Réunie, en mars, à Laayoune, la Confédération générale des entreprises du Maroc a annoncé soixante projets de développement pour un montant de 550 millions d’euros. L’objectif est de doubler le PIB de la région d’ici dix ans, en créant plus de 120 000 emplois nouveaux. “Patronne des patrons” marocains, Miriem Bensalah Chaqroun (groupe Holmarcom) a montré l’exemple, en implantant deux de ses filiales dans le Sud.
La seule route qui existe doit être élargie sur plus de 1 000 kilomètres. Il faut aussi plus d’eau et d’énergie. « Les besoins sont immenses, car nous allons doubler ici la population d’ici à 2030 », explique Ouissi Hammadi, le responsable d’un chantier de forage d’eau à Dakhla. Le Sud accueillera bientôt 336 éoliennes sur 150 kilomètres carrés. Le roi veut faire de la région une immense plate-forme d’énergies renouvelables.

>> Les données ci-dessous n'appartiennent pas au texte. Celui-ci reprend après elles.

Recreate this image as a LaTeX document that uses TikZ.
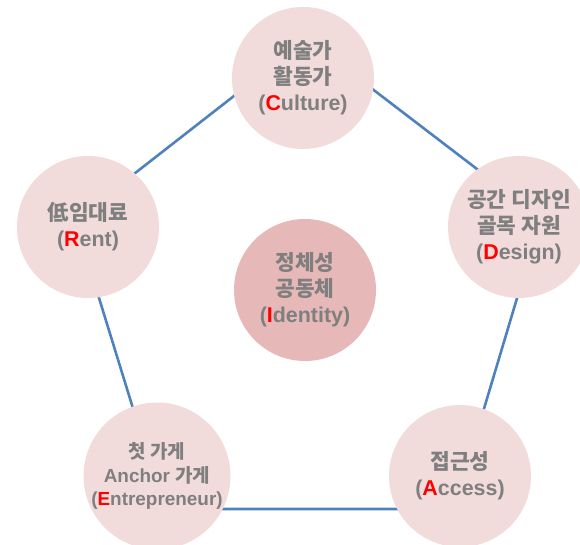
\documentclass[tikz,border=0pt]{standalone}
\usepackage{fontspec}
\setmainfont{Liberation Sans}
\newfontfamily\hangul{Noto Sans CJK KR}
\usepackage{tikz}
\usetikzlibrary{arrows,positioning}

\definecolor{bubblefill}{HTML}{F2DCDB}
\definecolor{corefill}{HTML}{E6B9B8}
\definecolor{linkblue}{HTML}{4F81BD}
\definecolor{labelgray}{HTML}{7F7F7F}
\definecolor{keyred}{HTML}{FF0000}
\newcommand{\kw}[1]{\textcolor{keyred}{#1}}

\begin{document}
\begin{tikzpicture}[line join=bevel,
  bubble/.style={circle,fill=bubblefill,minimum size=142bp,inner sep=0pt,
    align=center,text=labelgray,font=\bfseries\fontsize{21.5}{26}\selectfont},
  core/.style={bubble,fill=corefill},
  link/.style={draw=linkblue,line width=2.6bp}]
\useasboundingbox (0bp,0bp) rectangle (580bp,545bp);
%% pentagon behind the circles
\coordinate (pt) at (307bp,506bp);
\coordinate (pr) at (541bp,327bp);
\coordinate (pbr) at (454bp,36bp);
\coordinate (pbl) at (164bp,36bp);
\coordinate (pl) at (75bp,325bp);
\draw [link] (pt) -- (pr) -- (pbr) -- (pbl) -- (pl) -- cycle;
%
\node (culture) at (303bp,467bp) [bubble] {{\hangul 예술가}\\{\hangul 활동가}\\(\kw{C}ulture)};
\node (rent) at (88bp,318bp) [bubble] {{\hangul 低임대료}\\(\kw{R}ent)};
\node (design) at (519bp,318bp) [bubble] {{\hangul 공간 디자인}\\{\hangul 골목 자원}\\(\kw{D}esign)};
\node (entre) at (157bp,69bp) [bubble,font=\bfseries\fontsize{19}{23.5}\selectfont] {{\hangul 첫 가게}\\Anchor {\hangul 가게}\\(\kw{E}ntrepreneur)};
\node (access) at (460bp,69bp) [bubble] {{\hangul 접근성}\\(\kw{A}ccess)};
\node (identity) at (305bp,255bp) [core] {{\hangul 정체성}\\{\hangul 공동체}\\(\kw{I}dentity)};
%
\end{tikzpicture}
\end{document}
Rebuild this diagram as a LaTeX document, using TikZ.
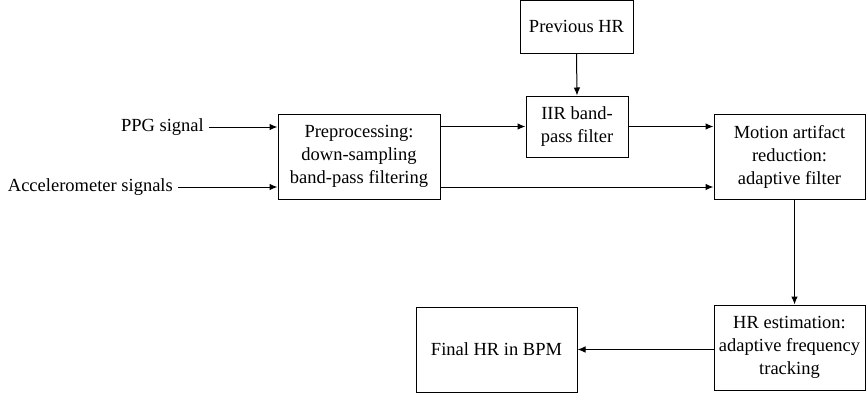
\documentclass[tikz,border=0pt]{standalone}
\usepackage{fontspec}
\setmainfont{Liberation Serif}
\usepackage{tikz}
\usetikzlibrary{arrows.meta}

\tikzset{
	blockbox/.style = {draw, line width = 1pt, align = center, inner sep = 2pt},
	signallabel/.style = {anchor = east, inner xsep = 5pt, inner ysep = 2pt},
	flow/.style = {line width = 1pt, -{Latex[length = 8pt, width = 6.5pt]}}
}

\begin{document}
\begin{tikzpicture}[x = 1pt, y = -1pt, font = \fontsize{18.5}{23}\selectfont]
							\useasboundingbox (0, 0) rectangle (866, 396);
							\node (pre) at (359, 156.5) [blockbox, minimum width = 162pt, minimum height = 85pt] {Preprocessing:\\down-sampling\\band-pass filtering};
							\node (prev) at (576.5, 26.8) [blockbox, minimum width = 113pt, minimum height = 52.5pt] {Previous HR};
							\node (iir) at (577, 126.5) [blockbox, minimum width = 102pt, minimum height = 61pt] {IIR band-\\pass filter};
							\node (motion) at (789.5, 156.5) [blockbox, minimum width = 151pt, minimum height = 85pt] {Motion artifact\\reduction:\\adaptive filter};
							\node (hrest) at (789.5, 347.5) [blockbox, minimum width = 151pt, minimum height = 85pt] {HR estimation:\\adaptive frequency\\tracking};
							\node (final) at (496.5, 349.5) [blockbox, minimum width = 161pt, minimum height = 85pt] {Final HR in BPM};
							\node (ppg) at (209, 127) [signallabel] {PPG signal};
							\node (acc) at (178, 187) [signallabel] {Accelerometer signals};
							\draw[flow] (ppg.east) -- (ppg -| pre.west);
							\draw[flow] (acc.east) -- (acc -| pre.west);
							\draw[flow] (pre.east |- iir) -- (iir.west);
							\draw[flow] (prev.south) -- (iir.north);
							\draw[flow] (iir.east) -- (iir -| motion.west);
							\draw[flow] (pre.east |- acc) -- (acc -| motion.west);
							\draw[flow] ([xshift = 5pt]motion.south) -- ([xshift = 5pt]hrest.north);
							\draw[flow] (hrest.west |- final) -- (final.east);
						\end{tikzpicture}
\end{document}
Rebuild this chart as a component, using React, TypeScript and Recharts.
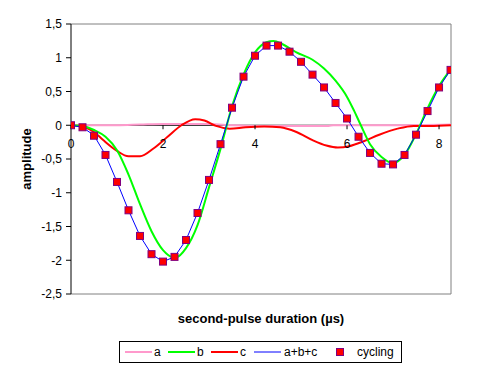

Obligé de soutenir ce développement accéléré pour sédentariser la population (950 000 habitants), l’État reste le premier investisseur (1,7 milliard d’euros d’argent public) et le premier employeur. En quelques années, 3 300 kilomètres de routes ont été ouverts (il y en avait 150 kilomètres en 1979). Près de 10 000 marins-pêcheurs ont été installés. L’État finance le bateau, le moteur, la formation.
Les populations locales, vivant traditionnellement le dos à la mer, peinent parfois à suivre le rythme. Les nouveaux villages de pêcheurs, modernes et salubres, se remplissent lentement. « Il faut du temps pour changer les choses », soupire le gouverneur de Boujdour. En 1976, ce site (l’ex-Bojador) se réduisait à un phare et une bâtisse. La cité et son arrière-pays comptent aujourd’hui 65 000 habitants, quatre ports, 750 barques de pêche, qui assurent 3 000 emplois fixes.
À Laayoune, longtemps célèbre pour son bidonville, le plus grand du Maroc, Abdellah Amajoud montre la grande baie vitrée et commence une longue énumération : « Regardez ! Les 12 000 baraques insalubres ont laissé place depuis 2006 à 15 000 logements modernes, 22 stades, 10 piscines, 20 écoles… » Même impression de dynamisme à Dakhla, devenue le deuxième port de pêche du Maroc, après Agadir. Il sera transformé en port de plaisance vers 2030, avec l’entrée en service d’un ambitieux projet de port en eau profonde adossé à une zone franche, à 70 kilomètres plus au nord : Dakhla-Atlantique. Investissement : 500 millions d’euros. « Ce sera le Tanger Med du grand Sud. » Dakhla et son arrière-pays, célèbre pour l’un des meilleurs “spots” mondiaux de kitesurf — la “dune blanche”, sculptée par le vent entre le désert et l’océan —, sont passés en quarante ans de 5 000 à 160 000 habitants. Des bâtisses modernes aux couleurs sable et ocre du désert ont remplacé les baraques. « En 1992, j’ai commencé ici avec une école primaire, nous avons aujourd’hui une vingtaine de collèges », se réjouit le directeur du CRI. Ancienne escale de l’Aéropostale, la petite Villa Cisneros des Espagnols n’est plus la bourgade assoupie décrite par Saint-Exupéry. Les renards ont été repoussés loin dans le désert et le Petit Prince lui-même ne s’y retrouverait pas.